Crude oil prices spiked higher on Friday after the US killed a top Iranian general, Qasem Soleimani, in a drone attack at the Baghdad Internation Airport. With investors pricing supply disruptions from the area, the barrel of West Texas Intermediate advanced to its highest level in more than seven months at $64.05.

Eyes on Middle Eastern oil output

Commenting on the potential impact of heightened tensions in the Middle East on the oil market, “any significant disruption in the Middle East could tighten the global balance sheet fairly quickly, and it wouldn’t take too much to eat into the 900Mbbls/d surplus that we currently forecast over the first half of 2020,” said ING analysts. “However, saying that, if the Iranians attempted to block oil shipments through the Strait of Hormuz, the Saudis could increase oil flows through their East-West pipeline, and ship from the Red Sea instead.” 

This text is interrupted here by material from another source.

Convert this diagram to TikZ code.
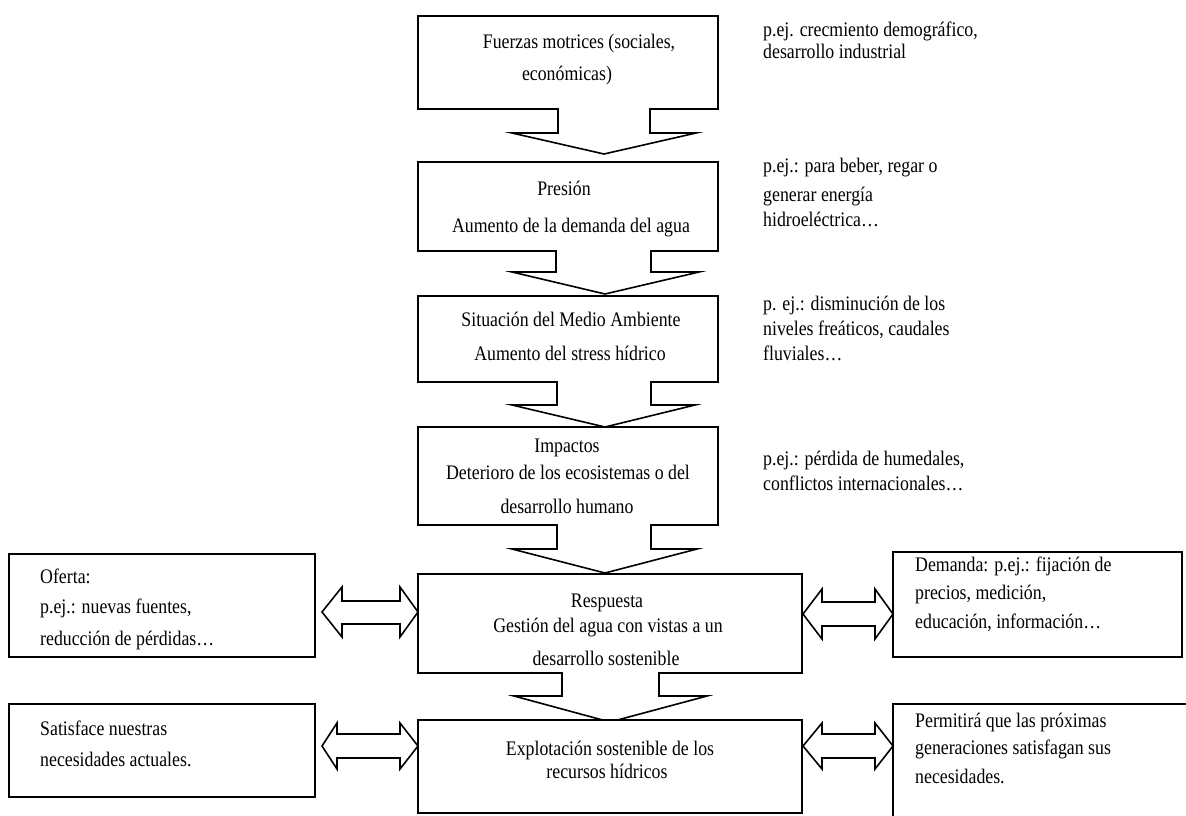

In the second half of the day, the WTI staged a correction as the lack of fresh developments surrounding the conflict in the Middle East allowed investors to book their profits. 

On the other hand, the weekly data published by the Energy Information Administration (EIA) on Friday revealed that crude oil stocks in the US fell by 11.4 million barrels during the week ending December 27th and helped WTI limit its losses. Additionally, Baker Hughes reported that the number of active oil rigs in the US dropped to 670 from 677 a week ago.

As of writing, the barrel of WTI was trading at $62.65, adding 2.45% on a daily basis.